Put it all together and you have a manager who has largely been a popular and energetic figure on the clubs he’s coached and comes from organizations where collaboration is a culture, not just a buzzword. Elias and the Orioles’ front office, including many members who lived through a messy breakup with manager Bo Porter in Houston, know the value of that.
And ultimately, that still matters to them. The more experience a manager has, the more opinions he’ll have as well. What Elias sought out was a hands-on, progressive coach, an energetic leader and a keen strategist.
All that can come in the form of proven major league managerial experience, too, but as the finished product. The Orioles showed their mandate to contend now wouldn’t get in the way of the growth potential they sought in a manager.

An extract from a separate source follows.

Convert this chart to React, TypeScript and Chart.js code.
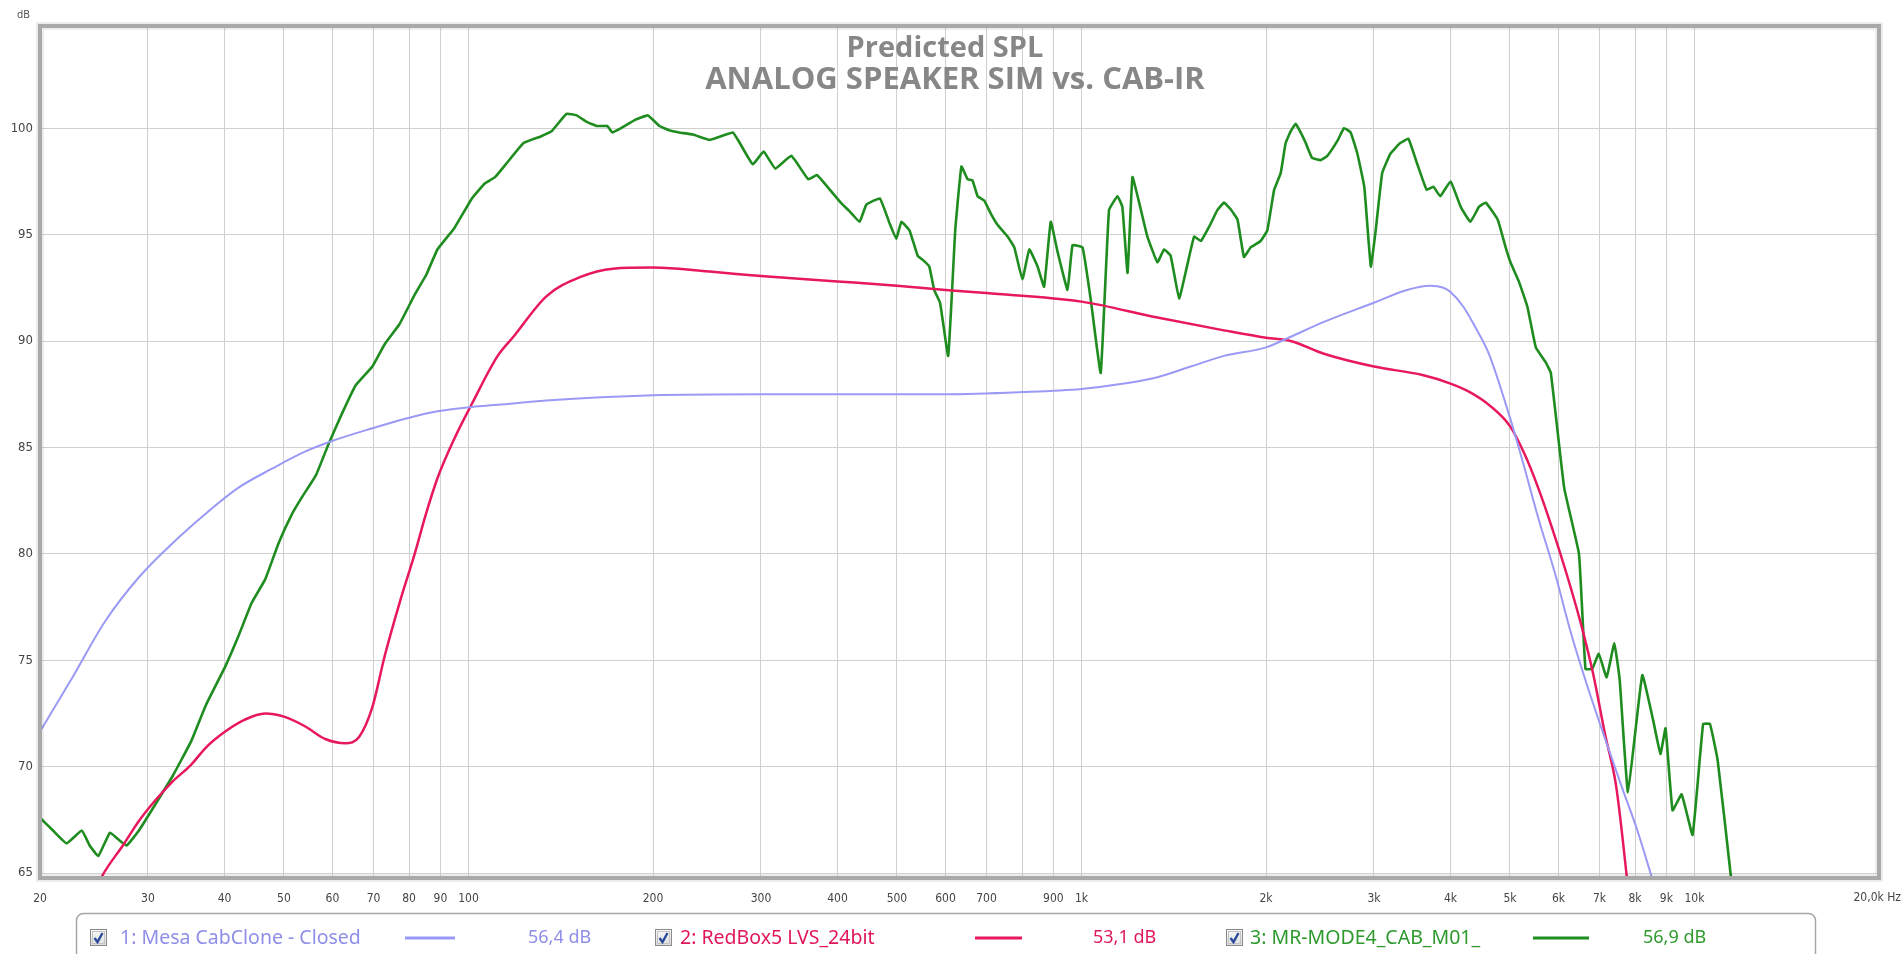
import { useEffect, useRef } from 'react';
import { Chart, registerables } from 'chart.js';
Chart.register(...registerables);

const W = 1901;
const H = 954;

// ---- data (frequency in Hz, level in dB) ----
const mesaFreq = [20, 22.6, 25.5, 29, 32.9, 37.3, 42.1, 47.8, 54.1, 59.9, 69.7, 78.9, 89, 101.3, 111.6, 134, 200, 300, 400, 600, 800, 1000, 1174, 1330, 1507, 1708, 2000, 2194, 2486, 3000, 3396, 3708, 3895, 4000, 4200, 4400, 4620, 5000, 5250, 5560, 5920, 6300, 6720, 7150, 7600, 8070, 8500, 8800];
const mesaDb = [71.65, 74.2, 76.8, 78.9, 80.5, 81.9, 83.1, 84.0, 84.8, 85.3, 85.9, 86.35, 86.7, 86.9, 87.0, 87.2, 87.45, 87.5, 87.5, 87.5, 87.6, 87.75, 88.0, 88.3, 88.8, 89.3, 89.7, 90.2, 90.9, 91.8, 92.4, 92.6, 92.5, 92.3, 91.6, 90.6, 89.4, 86.4, 84.3, 81.7, 79.1, 76.2, 73.6, 71.3, 69.1, 67.0, 64.9, 63.5];

const redFreq = [24, 25.3, 27.3, 29, 30.8, 32.9, 35.3, 37.3, 40.1, 43.1, 46.6, 50, 54.1, 58.4, 63, 66.3, 69.7, 73, 77.2, 81.8, 85.3, 89, 94.8, 101.3, 111.6, 118.4, 134, 152, 172, 200, 250, 300, 400, 500, 600, 700, 1000, 1330, 1708, 2000, 2194, 2486, 3000, 3600, 4000, 4300, 4620, 5000, 5280, 5560, 5860, 6180, 6530, 6830, 7150, 7450, 7750, 7900];
const redDb = [63.5, 64.9, 66.3, 67.45, 68.4, 69.3, 70.1, 70.9, 71.65, 72.2, 72.5, 72.35, 71.9, 71.3, 71.1, 71.4, 72.8, 75.2, 77.7, 80.05, 81.9, 83.55, 85.4, 87.05, 89.3, 90.2, 92.1, 93.0, 93.4, 93.45, 93.25, 93.05, 92.8, 92.6, 92.4, 92.25, 91.85, 91.1, 90.5, 90.15, 90.0, 89.4, 88.8, 88.4, 88.0, 87.6, 87.0, 86.0, 84.7, 83.1, 81.2, 79.1, 76.7, 74.4, 71.5, 69.1, 64.9, 62.5];

const mrFreq = [20, 21, 22.1, 23.4, 24.1, 24.9, 26, 26.8, 27.7, 29, 30.8, 32.9, 35.3, 37.3, 40.1, 42.1, 44.3, 46.6, 49, 51.6, 53.6, 56.4, 59.2, 62.2, 65.4, 69.7, 73, 77.2, 81.8, 85.3, 89, 94.8, 101.3, 106.3, 110.5, 115.4, 123, 130.9, 136.6, 144.5, 150.1, 155.9, 162, 168.4, 171.6, 177.4, 187.3, 196.3, 204.9, 212.6, 220.6, 232.4, 247.3, 256.8, 270, 277.1, 291, 303, 316.6, 336.2, 358.3, 370.2, 383.6, 404.8, 418.2, 434.6, 445.6, 469, 486.8, 498.8, 508.4, 524.1, 540.6, 551.6, 564.6, 575, 587.9, 606.2, 622.4, 637, 652, 664, 677, 694, 711, 730, 758, 777, 801, 822, 848, 869, 891, 914, 949, 967, 1004, 1036, 1075, 1109, 1145, 1166, 1189, 1211, 1242, 1281, 1330, 1364, 1398, 1443, 1489, 1527, 1566, 1624, 1666, 1708, 1750, 1797, 1841, 1888, 1960, 2010, 2062, 2114, 2153, 2194, 2236, 2278, 2322, 2378, 2456, 2518, 2615, 2681, 2748, 2819, 2893, 2965, 3020, 3095, 3191, 3311, 3415, 3522, 3657, 3751, 3848, 4000, 4156, 4310, 4450, 4566, 4776, 4920, 5010, 5170, 5340, 5510, 5720, 5830, 6130, 6480, 6640, 6810, 6980, 7190, 7400, 7550, 7790, 8220, 8560, 8800, 8970, 9210, 9530, 9930, 10330, 10600, 10910, 11460, 11700];
const mrDb = [67.6, 67.0, 66.4, 67.0, 66.3, 65.8, 66.9, 66.6, 66.3, 67.0, 68.2, 69.55, 71.2, 72.9, 74.7, 76.1, 77.7, 78.8, 80.5, 81.9, 82.7, 83.7, 85.2, 86.6, 87.9, 88.8, 89.85, 90.8, 92.2, 93.1, 94.3, 95.3, 96.7, 97.4, 97.7, 98.35, 99.3, 99.6, 99.85, 100.67, 100.6, 100.3, 100.1, 100.1, 99.8, 100.0, 100.4, 100.6, 100.1, 99.9, 99.8, 99.7, 99.45, 99.6, 99.8, 99.3, 98.3, 98.9, 98.1, 98.7, 97.6, 97.8, 97.3, 96.5, 96.1, 95.6, 96.4, 96.7, 95.5, 94.8, 95.6, 95.2, 94.0, 93.8, 93.5, 92.4, 91.8, 89.3, 95.2, 98.2, 97.6, 97.55, 96.8, 96.6, 96.0, 95.45, 94.9, 94.4, 92.9, 94.3, 93.5, 92.55, 95.6, 94.2, 92.4, 94.5, 94.4, 91.9, 88.5, 96.15, 96.8, 96.3, 93.2, 97.7, 96.5, 94.9, 93.7, 94.3, 94.0, 92.0, 93.6, 94.9, 94.7, 95.5, 96.15, 96.5, 96.2, 95.7, 93.95, 94.4, 94.7, 95.2, 97.1, 97.9, 99.3, 99.85, 100.2, 99.8, 99.3, 98.6, 98.5, 98.7, 99.4, 100.0, 99.8, 98.8, 97.25, 93.5, 95.2, 97.9, 98.8, 99.3, 99.5, 98.4, 97.1, 97.25, 96.8, 97.5, 96.3, 95.6, 96.3, 96.5, 95.7, 94.4, 93.7, 92.8, 91.6, 89.7, 89.0, 88.5, 83.1, 80.0, 74.6, 74.6, 75.3, 74.2, 75.8, 74.1, 68.8, 74.3, 72.2, 70.6, 71.8, 67.95, 68.7, 66.8, 72.0, 72.0, 70.3, 64.9, 62.0];

const xTickValues = [20, 30, 40, 50, 60, 70, 80, 90, 100, 200, 300, 400, 500, 600, 700, 800, 900, 1000, 2000, 3000, 4000, 5000, 6000, 7000, 8000, 9000, 10000, 20000];
const xTickLabels = ['20', '30', '40', '50', '60', '70', '80', '90', '100', '200', '300', '400', '500', '600', '700', '', '900', '1k', '2k', '3k', '4k', '5k', '6k', '7k', '8k', '9k', '10k', ''];
const yTickValues = [65, 70, 75, 80, 85, 90, 95, 100];

const seriesNames = ['1: Mesa CabClone - Closed', '2: RedBox5 LVS_24bit', '3: MR-MODE4_CAB_M01_'];
const seriesLevels = ['56,4 dB', '53,1 dB', '56,9 dB'];

const BLUE = '#9a9af6';
const RED = '#e8185e';
const GREEN = '#1f8c1f';
const LEGEND_TEXT = ['#8e8ee8', '#e0175a', '#2e9a2e'];

const TICK_FONT = "'DejaVu Sans Condensed', 'DejaVu Sans', sans-serif";
const UI_FONT = "'Noto Sans', 'Open Sans', sans-serif";

const pts = (f: number[], d: number[]) => f.map((x, i) => ({ x, y: d[i] }));

const decorPlugin = {
  id: 'decor',
  afterDatasetsDraw(chart: any) {
    const { ctx, chartArea: a } = chart;
    ctx.save();
    ctx.strokeStyle = 'rgba(0,0,0,0.07)';
    ctx.lineWidth = 8;
    ctx.strokeRect(a.left, a.top, a.right - a.left, a.bottom - a.top);
    ctx.strokeStyle = '#a9a9a9';
    ctx.lineWidth = 4;
    ctx.strokeRect(a.left, a.top, a.right - a.left, a.bottom - a.top);
    ctx.restore();
  },
  afterDraw(chart: any) {
    const { ctx, chartArea: a } = chart;
    ctx.save();
    // title
    ctx.fillStyle = '#878787';
    ctx.textAlign = 'center';
    ctx.textBaseline = 'alphabetic';
    ctx.font = "bold 29px 'Open Sans', 'Noto Sans', sans-serif";
    ctx.fillText('Predicted SPL', 945, 57);
    ctx.font = "bold 31px 'Open Sans', 'Noto Sans', sans-serif";
    ctx.fillText('ANALOG SPEAKER SIM vs. CAB-IR', 955, 89);

    // dB unit label
    ctx.fillStyle = '#555';
    ctx.font = `11px ${TICK_FONT}`;
    ctx.textAlign = 'left';
    ctx.fillText('dB', 17, 18);

    // last x label
    ctx.fillStyle = '#444';
    ctx.font = `12px ${TICK_FONT}`;
    ctx.textAlign = 'right';
    ctx.textBaseline = 'top';
    ctx.fillText('20,0k Hz', 1901, a.bottom + 14);

    // legend box
    ctx.strokeStyle = '#a6a6a6';
    ctx.lineWidth = 1.5;
    ctx.beginPath();
    (ctx as any).roundRect(76.5, 913.5, 1739, 80, 7);
    ctx.stroke();

    const cols = [
      { cb: 90, text: 120, l1: 405, l2: 455, val: 528, color: BLUE },
      { cb: 655, text: 680, l1: 975, l2: 1022, val: 1093, color: RED },
      { cb: 1226, text: 1250, l1: 1533, l2: 1589, val: 1643, color: GREEN },
    ];
    const cy = 938;
    cols.forEach((c, i) => {
      const bx = c.cb, by = 929, bs = 17;
      const g = ctx.createLinearGradient(0, by, 0, by + bs);
      g.addColorStop(0, '#fafafa');
      g.addColorStop(1, '#dcdcdc');
      ctx.fillStyle = g;
      ctx.fillRect(bx, by, bs, bs);
      ctx.strokeStyle = '#8a8a8a';
      ctx.lineWidth = 1;
      ctx.strokeRect(bx + 0.5, by + 0.5, bs - 1, bs - 1);
      ctx.strokeStyle = '#c4c4c4';
      ctx.strokeRect(bx + 2.5, by + 2.5, bs - 5, bs - 5);
      ctx.strokeStyle = '#2b4a9c';
      ctx.lineWidth = 2.4;
      ctx.beginPath();
      ctx.moveTo(bx + 4.5, by + 9);
      ctx.lineTo(bx + 7.5, by + 13);
      ctx.lineTo(bx + 12.5, by + 4);
      ctx.stroke();
      ctx.fillStyle = LEGEND_TEXT[i];
      ctx.font = `19.5px ${UI_FONT}`;
      ctx.textAlign = 'left';
      ctx.textBaseline = 'middle';
      ctx.fillText(seriesNames[i], c.text, cy);
      ctx.strokeStyle = c.color;
      ctx.lineWidth = 3;
      ctx.beginPath();
      ctx.moveTo(c.l1, cy);
      ctx.lineTo(c.l2, cy);
      ctx.stroke();
      ctx.font = `18px ${UI_FONT}`;
      ctx.fillText(seriesLevels[i], c.val, cy);
    });
    ctx.restore();
  },
};

export default function App() {
  const ref = useRef<HTMLCanvasElement>(null);
  useEffect(() => {
    const chart = new Chart(ref.current as HTMLCanvasElement, {
      type: 'line',
      data: {
        datasets: [
          { label: seriesNames[0], data: pts(mesaFreq, mesaDb), borderColor: BLUE, borderWidth: 2, cubicInterpolationMode: 'monotone', clip: 0 } as any,
          { label: seriesNames[1], data: pts(redFreq, redDb), borderColor: RED, borderWidth: 2.5, cubicInterpolationMode: 'monotone', clip: 0 } as any,
          { label: seriesNames[2], data: pts(mrFreq, mrDb), borderColor: GREEN, borderWidth: 2.6, tension: 0.1, clip: 0 } as any,
        ],
      },
      options: {
        responsive: false,
        animation: false,
        layout: { padding: { left: 0, top: 26, right: 22, bottom: 0 } },
        plugins: { legend: { display: false }, title: { display: false }, tooltip: { enabled: false } },
        elements: { point: { radius: 0 }, line: { borderJoinStyle: 'round', borderCapStyle: 'round' } },
        scales: {
          x: {
            type: 'logarithmic',
            position: 'bottom',
            min: 20,
            max: 20000,
            afterBuildTicks: (s: any) => { s.ticks = xTickValues.map((v) => ({ value: v })); },
            afterFit: (s: any) => { s.height = 76; s.paddingLeft = 0; s.paddingRight = 0; },
            ticks: {
              autoSkip: false,
              maxRotation: 0,
              minRotation: 0,
              padding: 14,
              color: '#444',
              font: { family: TICK_FONT, size: 12 },
              callback: (_v: any, i: number) => xTickLabels[i],
            },
            grid: { color: '#d0d0d0', lineWidth: 1, drawTicks: false },
            border: { display: false },
          },
          y: {
            type: 'linear',
            position: 'left',
            min: 64.77,
            max: 104.8,
            afterBuildTicks: (s: any) => { s.ticks = yTickValues.map((v) => ({ value: v })); },
            afterFit: (s: any) => { s.width = 40; },
            ticks: {
              padding: 7,
              color: '#444',
              font: { family: TICK_FONT, size: 13 },
              callback: (v: any) => String(v),
            },
            grid: { color: '#d0d0d0', lineWidth: 1, drawTicks: false },
            border: { display: false },
          },
        },
      },
      plugins: [decorPlugin],
    } as any);
    return () => chart.destroy();
  }, []);
  return (
    <div style={{ position: 'fixed', left: 0, top: 0, width: W, height: H, background: '#fff' }}>
      <canvas ref={ref} width={W} height={H} style={{ width: W, height: H, display: 'block' }} />
    </div>
  );
}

The Orioles job provides candidates like Albernaz a couple of things. One is a smart front office who will arm him and his staff with all the best information on how to make informed decisions. Another is raw materials to work with: Despite many of their struggles this year, there is a boatload of talent on this roster — and a promising group of minor league arms set to join it in the coming years — that can make the right leadership look great if it hits the right notes.
How he and the Orioles fill out his staff will matter. How he connects with the rest of the organization will matter, too, and, everything will flow from there.
Albernaz, by a cursory evaluation, seems to have all the skills and traits the Orioles would want for this job. The Orioles want to win, but they’re going to keep the sensibilities and development mentality that got them here. Albernaz seems to be perfect for that.